## SET TASK
Quote the data below in full, minus the images.

* START SUPPLIED DATA *

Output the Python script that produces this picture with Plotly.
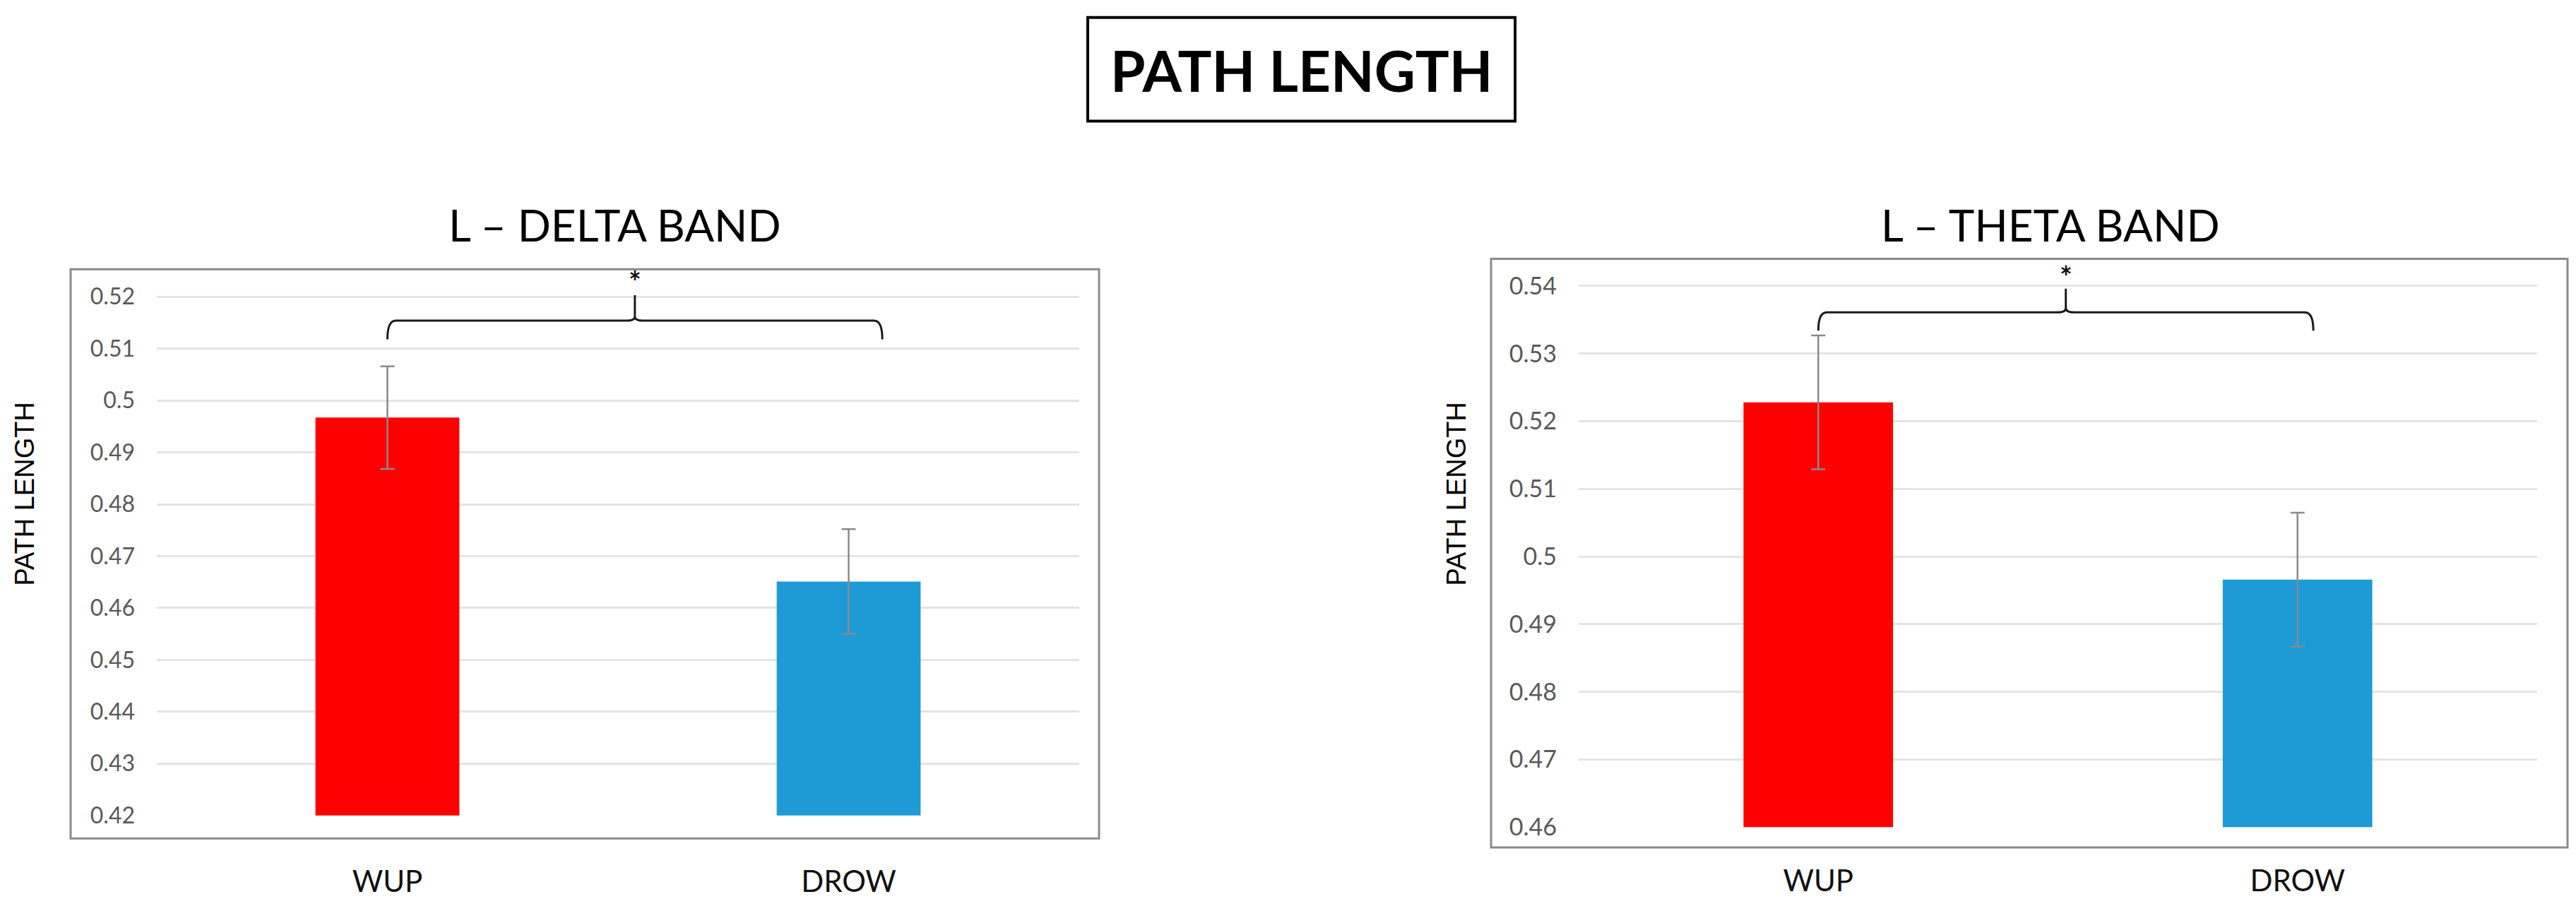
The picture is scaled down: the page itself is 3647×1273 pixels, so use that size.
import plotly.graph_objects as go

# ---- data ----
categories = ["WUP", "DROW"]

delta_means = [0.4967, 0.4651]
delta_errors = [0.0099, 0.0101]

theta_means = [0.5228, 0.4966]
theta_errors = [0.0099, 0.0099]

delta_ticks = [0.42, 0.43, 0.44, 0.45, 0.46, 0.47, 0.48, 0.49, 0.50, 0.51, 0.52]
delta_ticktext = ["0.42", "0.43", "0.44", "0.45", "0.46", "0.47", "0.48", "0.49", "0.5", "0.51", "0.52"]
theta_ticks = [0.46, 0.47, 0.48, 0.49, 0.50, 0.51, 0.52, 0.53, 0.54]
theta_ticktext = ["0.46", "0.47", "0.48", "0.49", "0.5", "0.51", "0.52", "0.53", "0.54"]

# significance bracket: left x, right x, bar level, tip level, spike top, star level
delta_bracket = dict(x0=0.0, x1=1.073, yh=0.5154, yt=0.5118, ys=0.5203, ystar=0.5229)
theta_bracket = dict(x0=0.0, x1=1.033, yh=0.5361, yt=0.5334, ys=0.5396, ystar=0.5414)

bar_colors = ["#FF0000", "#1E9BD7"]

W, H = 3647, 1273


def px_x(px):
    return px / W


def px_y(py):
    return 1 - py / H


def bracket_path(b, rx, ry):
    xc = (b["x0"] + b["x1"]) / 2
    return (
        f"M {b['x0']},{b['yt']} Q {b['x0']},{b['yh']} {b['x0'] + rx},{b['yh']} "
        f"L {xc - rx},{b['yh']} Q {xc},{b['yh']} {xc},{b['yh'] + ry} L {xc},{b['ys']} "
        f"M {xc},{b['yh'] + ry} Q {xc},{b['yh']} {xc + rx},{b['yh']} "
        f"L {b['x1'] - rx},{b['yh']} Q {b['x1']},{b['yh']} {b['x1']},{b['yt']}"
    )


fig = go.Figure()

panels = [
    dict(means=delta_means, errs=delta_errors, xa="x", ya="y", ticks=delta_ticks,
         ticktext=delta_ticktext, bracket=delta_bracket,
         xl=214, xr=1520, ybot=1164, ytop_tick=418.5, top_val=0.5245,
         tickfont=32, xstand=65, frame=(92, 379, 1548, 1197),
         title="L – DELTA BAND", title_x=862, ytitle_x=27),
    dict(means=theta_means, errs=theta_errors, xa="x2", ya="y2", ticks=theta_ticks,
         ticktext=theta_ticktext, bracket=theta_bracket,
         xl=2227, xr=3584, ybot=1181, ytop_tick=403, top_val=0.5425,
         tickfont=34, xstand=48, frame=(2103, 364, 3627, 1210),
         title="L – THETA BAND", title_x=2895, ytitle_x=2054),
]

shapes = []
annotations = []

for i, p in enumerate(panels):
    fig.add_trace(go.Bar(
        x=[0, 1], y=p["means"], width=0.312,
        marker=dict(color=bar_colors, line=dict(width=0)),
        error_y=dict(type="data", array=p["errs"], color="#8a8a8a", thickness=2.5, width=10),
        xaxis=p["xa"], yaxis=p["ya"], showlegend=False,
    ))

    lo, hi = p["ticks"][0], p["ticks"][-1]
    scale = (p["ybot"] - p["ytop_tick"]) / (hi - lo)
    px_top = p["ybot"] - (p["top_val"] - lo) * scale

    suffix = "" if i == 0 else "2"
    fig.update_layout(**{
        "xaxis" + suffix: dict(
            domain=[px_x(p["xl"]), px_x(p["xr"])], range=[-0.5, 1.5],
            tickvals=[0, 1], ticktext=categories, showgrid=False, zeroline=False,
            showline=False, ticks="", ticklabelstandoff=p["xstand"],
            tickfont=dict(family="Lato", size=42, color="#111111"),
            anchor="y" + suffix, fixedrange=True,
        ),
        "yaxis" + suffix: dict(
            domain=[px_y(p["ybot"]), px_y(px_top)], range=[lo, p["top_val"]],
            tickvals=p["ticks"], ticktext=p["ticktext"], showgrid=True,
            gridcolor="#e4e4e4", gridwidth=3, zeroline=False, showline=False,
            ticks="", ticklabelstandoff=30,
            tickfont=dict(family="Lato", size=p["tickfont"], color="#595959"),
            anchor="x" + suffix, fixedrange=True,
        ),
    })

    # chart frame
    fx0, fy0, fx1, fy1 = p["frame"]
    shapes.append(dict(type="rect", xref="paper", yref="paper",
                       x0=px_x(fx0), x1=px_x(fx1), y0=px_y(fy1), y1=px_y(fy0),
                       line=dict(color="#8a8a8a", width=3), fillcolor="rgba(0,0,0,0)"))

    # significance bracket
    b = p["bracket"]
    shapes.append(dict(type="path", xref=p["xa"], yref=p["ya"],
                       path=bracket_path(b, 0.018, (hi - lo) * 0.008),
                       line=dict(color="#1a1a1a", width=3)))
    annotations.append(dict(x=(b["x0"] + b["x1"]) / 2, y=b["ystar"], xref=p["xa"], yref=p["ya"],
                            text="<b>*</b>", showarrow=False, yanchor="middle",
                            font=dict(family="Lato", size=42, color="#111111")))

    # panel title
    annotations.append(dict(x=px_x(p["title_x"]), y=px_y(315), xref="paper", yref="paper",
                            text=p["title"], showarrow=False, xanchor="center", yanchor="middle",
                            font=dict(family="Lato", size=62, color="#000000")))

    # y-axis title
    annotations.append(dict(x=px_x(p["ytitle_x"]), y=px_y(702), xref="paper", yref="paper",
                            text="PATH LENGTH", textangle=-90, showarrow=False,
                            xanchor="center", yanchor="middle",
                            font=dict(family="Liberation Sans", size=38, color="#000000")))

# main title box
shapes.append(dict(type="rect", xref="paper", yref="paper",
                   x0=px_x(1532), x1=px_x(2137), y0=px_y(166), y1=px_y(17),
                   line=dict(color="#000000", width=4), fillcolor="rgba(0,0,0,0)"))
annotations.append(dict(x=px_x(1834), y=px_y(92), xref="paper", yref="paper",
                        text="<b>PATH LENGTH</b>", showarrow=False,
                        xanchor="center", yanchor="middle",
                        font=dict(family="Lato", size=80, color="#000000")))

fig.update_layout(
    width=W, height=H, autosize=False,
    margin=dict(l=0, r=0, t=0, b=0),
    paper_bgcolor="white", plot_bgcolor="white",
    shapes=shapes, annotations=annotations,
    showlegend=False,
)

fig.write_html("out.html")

* END SUPPLIED DATA *

## SOLVED EXERCISE
Output the Python script that produces this picture with Plotly.
The picture is scaled down: the page itself is 3647×1273 pixels, so use that size.
import plotly.graph_objects as go

# ---- data ----
categories = ["WUP", "DROW"]

delta_means = [0.4967, 0.4651]
delta_errors = [0.0099, 0.0101]

theta_means = [0.5228, 0.4966]
theta_errors = [0.0099, 0.0099]

delta_ticks = [0.42, 0.43, 0.44, 0.45, 0.46, 0.47, 0.48, 0.49, 0.50, 0.51, 0.52]
delta_ticktext = ["0.42", "0.43", "0.44", "0.45", "0.46", "0.47", "0.48", "0.49", "0.5", "0.51", "0.52"]
theta_ticks = [0.46, 0.47, 0.48, 0.49, 0.50, 0.51, 0.52, 0.53, 0.54]
theta_ticktext = ["0.46", "0.47", "0.48", "0.49", "0.5", "0.51", "0.52", "0.53", "0.54"]

# significance bracket: left x, right x, bar level, tip level, spike top, star level
delta_bracket = dict(x0=0.0, x1=1.073, yh=0.5154, yt=0.5118, ys=0.5203, ystar=0.5229)
theta_bracket = dict(x0=0.0, x1=1.033, yh=0.5361, yt=0.5334, ys=0.5396, ystar=0.5414)

bar_colors = ["#FF0000", "#1E9BD7"]

W, H = 3647, 1273


def px_x(px):
    return px / W


def px_y(py):
    return 1 - py / H


def bracket_path(b, rx, ry):
    xc = (b["x0"] + b["x1"]) / 2
    return (
        f"M {b['x0']},{b['yt']} Q {b['x0']},{b['yh']} {b['x0'] + rx},{b['yh']} "
        f"L {xc - rx},{b['yh']} Q {xc},{b['yh']} {xc},{b['yh'] + ry} L {xc},{b['ys']} "
        f"M {xc},{b['yh'] + ry} Q {xc},{b['yh']} {xc + rx},{b['yh']} "
        f"L {b['x1'] - rx},{b['yh']} Q {b['x1']},{b['yh']} {b['x1']},{b['yt']}"
    )


fig = go.Figure()

panels = [
    dict(means=delta_means, errs=delta_errors, xa="x", ya="y", ticks=delta_ticks,
         ticktext=delta_ticktext, bracket=delta_bracket,
         xl=214, xr=1520, ybot=1164, ytop_tick=418.5, top_val=0.5245,
         tickfont=32, xstand=65, frame=(92, 379, 1548, 1197),
         title="L – DELTA BAND", title_x=862, ytitle_x=27),
    dict(means=theta_means, errs=theta_errors, xa="x2", ya="y2", ticks=theta_ticks,
         ticktext=theta_ticktext, bracket=theta_bracket,
         xl=2227, xr=3584, ybot=1181, ytop_tick=403, top_val=0.5425,
         tickfont=34, xstand=48, frame=(2103, 364, 3627, 1210),
         title="L – THETA BAND", title_x=2895, ytitle_x=2054),
]

shapes = []
annotations = []

for i, p in enumerate(panels):
    fig.add_trace(go.Bar(
        x=[0, 1], y=p["means"], width=0.312,
        marker=dict(color=bar_colors, line=dict(width=0)),
        error_y=dict(type="data", array=p["errs"], color="#8a8a8a", thickness=2.5, width=10),
        xaxis=p["xa"], yaxis=p["ya"], showlegend=False,
    ))

    lo, hi = p["ticks"][0], p["ticks"][-1]
    scale = (p["ybot"] - p["ytop_tick"]) / (hi - lo)
    px_top = p["ybot"] - (p["top_val"] - lo) * scale

    suffix = "" if i == 0 else "2"
    fig.update_layout(**{
        "xaxis" + suffix: dict(
            domain=[px_x(p["xl"]), px_x(p["xr"])], range=[-0.5, 1.5],
            tickvals=[0, 1], ticktext=categories, showgrid=False, zeroline=False,
            showline=False, ticks="", ticklabelstandoff=p["xstand"],
            tickfont=dict(family="Lato", size=42, color="#111111"),
            anchor="y" + suffix, fixedrange=True,
        ),
        "yaxis" + suffix: dict(
            domain=[px_y(p["ybot"]), px_y(px_top)], range=[lo, p["top_val"]],
            tickvals=p["ticks"], ticktext=p["ticktext"], showgrid=True,
            gridcolor="#e4e4e4", gridwidth=3, zeroline=False, showline=False,
            ticks="", ticklabelstandoff=30,
            tickfont=dict(family="Lato", size=p["tickfont"], color="#595959"),
            anchor="x" + suffix, fixedrange=True,
        ),
    })

    # chart frame
    fx0, fy0, fx1, fy1 = p["frame"]
    shapes.append(dict(type="rect", xref="paper", yref="paper",
                       x0=px_x(fx0), x1=px_x(fx1), y0=px_y(fy1), y1=px_y(fy0),
                       line=dict(color="#8a8a8a", width=3), fillcolor="rgba(0,0,0,0)"))

    # significance bracket
    b = p["bracket"]
    shapes.append(dict(type="path", xref=p["xa"], yref=p["ya"],
                       path=bracket_path(b, 0.018, (hi - lo) * 0.008),
                       line=dict(color="#1a1a1a", width=3)))
    annotations.append(dict(x=(b["x0"] + b["x1"]) / 2, y=b["ystar"], xref=p["xa"], yref=p["ya"],
                            text="<b>*</b>", showarrow=False, yanchor="middle",
                            font=dict(family="Lato", size=42, color="#111111")))

    # panel title
    annotations.append(dict(x=px_x(p["title_x"]), y=px_y(315), xref="paper", yref="paper",
                            text=p["title"], showarrow=False, xanchor="center", yanchor="middle",
                            font=dict(family="Lato", size=62, color="#000000")))

    # y-axis title
    annotations.append(dict(x=px_x(p["ytitle_x"]), y=px_y(702), xref="paper", yref="paper",
                            text="PATH LENGTH", textangle=-90, showarrow=False,
                            xanchor="center", yanchor="middle",
                            font=dict(family="Liberation Sans", size=38, color="#000000")))

# main title box
shapes.append(dict(type="rect", xref="paper", yref="paper",
                   x0=px_x(1532), x1=px_x(2137), y0=px_y(166), y1=px_y(17),
                   line=dict(color="#000000", width=4), fillcolor="rgba(0,0,0,0)"))
annotations.append(dict(x=px_x(1834), y=px_y(92), xref="paper", yref="paper",
                        text="<b>PATH LENGTH</b>", showarrow=False,
                        xanchor="center", yanchor="middle",
                        font=dict(family="Lato", size=80, color="#000000")))

fig.update_layout(
    width=W, height=H, autosize=False,
    margin=dict(l=0, r=0, t=0, b=0),
    paper_bgcolor="white", plot_bgcolor="white",
    shapes=shapes, annotations=annotations,
    showlegend=False,
)

fig.write_html("out.html")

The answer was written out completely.